Raw data:

————————

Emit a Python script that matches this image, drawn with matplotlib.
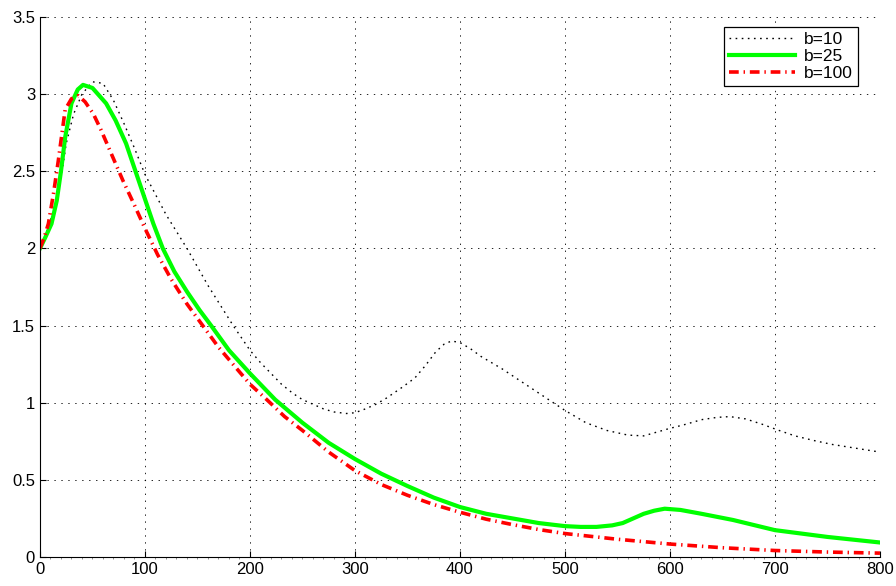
import numpy as np
import matplotlib
matplotlib.use("Agg")
import matplotlib.pyplot as plt
from matplotlib.ticker import MultipleLocator

plt.rcParams['font.family'] = ['Liberation Sans', 'DejaVu Sans']
plt.rcParams['lines.scale_dashes'] = False

# b=10 (black dotted)
x_b10 = [0, 5, 10, 15, 20, 25, 32, 40, 50, 60, 70, 80, 90, 100, 110, 120, 130, 140,
         150, 160, 172, 184, 192, 200, 210, 220, 230, 241, 250, 260, 270, 280, 292,
         300, 310, 320, 330, 345, 357, 367, 377, 385, 392, 400, 410, 420, 440, 460,
         480, 500, 520, 540, 560, 575, 598, 615, 630, 645, 657, 672, 688, 704, 719,
         737, 754, 777, 800]
y_b10 = [2.0, 2.08, 2.18, 2.30, 2.45, 2.68, 2.87, 3.0, 3.08, 3.07, 2.96, 2.81, 2.65,
         2.48, 2.35, 2.22, 2.11, 2.0, 1.88, 1.76, 1.63, 1.5, 1.42, 1.34, 1.26, 1.19,
         1.12, 1.06, 1.02, 0.99, 0.96, 0.94, 0.93, 0.935, 0.96, 0.99, 1.03, 1.10,
         1.16, 1.24, 1.33, 1.38, 1.40, 1.39, 1.35, 1.30, 1.22, 1.13, 1.04, 0.95,
         0.87, 0.82, 0.79, 0.785, 0.83, 0.86, 0.89, 0.905, 0.91, 0.895, 0.86, 0.82,
         0.785, 0.755, 0.73, 0.705, 0.68]

# b=25 (green solid)
x_b25 = [0, 5, 11, 16, 20, 24, 30, 36, 41, 50, 63, 72, 82, 91, 100, 108, 117, 128,
         140, 152, 163, 180, 200, 224, 250, 275, 300, 325, 350, 375, 400, 425, 450,
         475, 500, 515, 530, 545, 555, 565, 575, 585, 595, 610, 630, 660, 700, 750,
         800]
y_b25 = [2.0, 2.07, 2.16, 2.31, 2.5, 2.72, 2.94, 3.03, 3.06, 3.04, 2.94, 2.83, 2.68,
         2.50, 2.32, 2.16, 2.0, 1.85, 1.72, 1.60, 1.5, 1.34, 1.19, 1.02, 0.87, 0.74,
         0.635, 0.54, 0.46, 0.385, 0.324, 0.28, 0.25, 0.22, 0.20, 0.195, 0.195,
         0.205, 0.22, 0.25, 0.28, 0.30, 0.313, 0.305, 0.28, 0.24, 0.174, 0.13, 0.094]

# b=100 (red dash-dot)
x_b100 = [0, 4, 8, 13, 17.5, 24, 30, 36.5, 43, 51, 58, 65, 72, 79, 90, 100, 112, 125,
          140, 155, 170, 185, 200, 216, 233, 250, 275, 300, 325, 350, 375, 400, 425,
          450, 475, 500, 550, 600, 650, 700, 750, 800]
y_b100 = [2.0, 2.07, 2.16, 2.36, 2.57, 2.9, 2.97, 2.99, 2.95, 2.87, 2.77, 2.66, 2.55,
          2.44, 2.28, 2.13, 1.96, 1.8, 1.64, 1.5, 1.36, 1.24, 1.12, 1.02, 0.91, 0.82,
          0.68, 0.56, 0.47, 0.40, 0.34, 0.29, 0.245, 0.21, 0.178, 0.152, 0.115,
          0.084, 0.06, 0.042, 0.032, 0.025]

fig = plt.figure(figsize=(8.96, 5.86), dpi=100)
ax = fig.add_axes([0.0446, 0.0495, 0.9375, 0.9215])

ax.plot(x_b10, y_b10, color='black', lw=1.0, dashes=[1.2, 3.2], label='b=10')
ax.plot(x_b25, y_b25, color='#00ff00', lw=3.0, label='b=25')
ax.plot(x_b100, y_b100, color='red', lw=2.6, dashes=[7, 3.5, 1, 3.5], label='b=100')

ax.set_xlim(0, 800)
ax.set_ylim(0, 3.5)
ax.xaxis.set_major_locator(MultipleLocator(100))
ax.yaxis.set_major_locator(MultipleLocator(0.5))
ax.yaxis.set_major_formatter(plt.FuncFormatter(lambda v, p: ('%g' % v)))
ax.xaxis.set_minor_locator(MultipleLocator(10))

ax.spines['top'].set_visible(False)
ax.spines['right'].set_visible(False)
ax.tick_params(which='major', direction='in', length=4, labelsize=12, width=0.8)
ax.tick_params(which='minor', axis='x', direction='out', length=1.5, color='gray', width=0.6)
ax.tick_params(axis='y', which='minor', left=False)
ax.grid(True, which='major', linestyle=(0, (1, 4)), color='black', lw=0.6)

leg = ax.legend(loc='upper right', bbox_to_anchor=(0.974, 0.982), borderaxespad=0,
                fontsize=12.5, fancybox=False, edgecolor='black', framealpha=1,
                handlelength=3.8, borderpad=0.3, labelspacing=0.1, handletextpad=0.5)
leg.get_frame().set_linewidth(0.9)

fig.savefig('out.png', dpi=100)
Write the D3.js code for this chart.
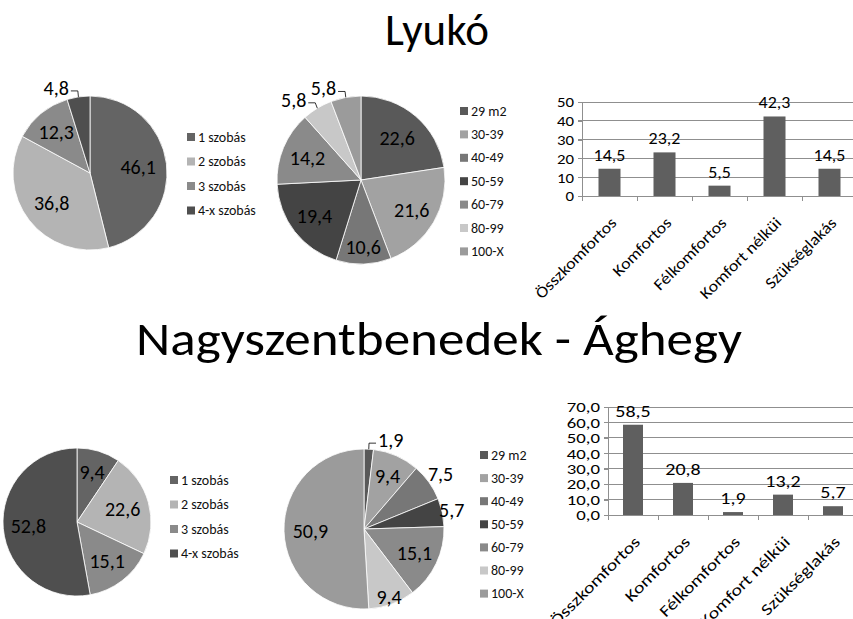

————————

Up to and including the line with "plt.rcParams['lines.scale_dashes'] = False", copy the data above from its first line. Skip pictures.

Output for this exercise:
Emit a Python script that matches this image, drawn with matplotlib.
import numpy as np
import matplotlib
matplotlib.use("Agg")
import matplotlib.pyplot as plt
from matplotlib.ticker import MultipleLocator

plt.rcParams['font.family'] = ['Liberation Sans', 'DejaVu Sans']
plt.rcParams['lines.scale_dashes'] = False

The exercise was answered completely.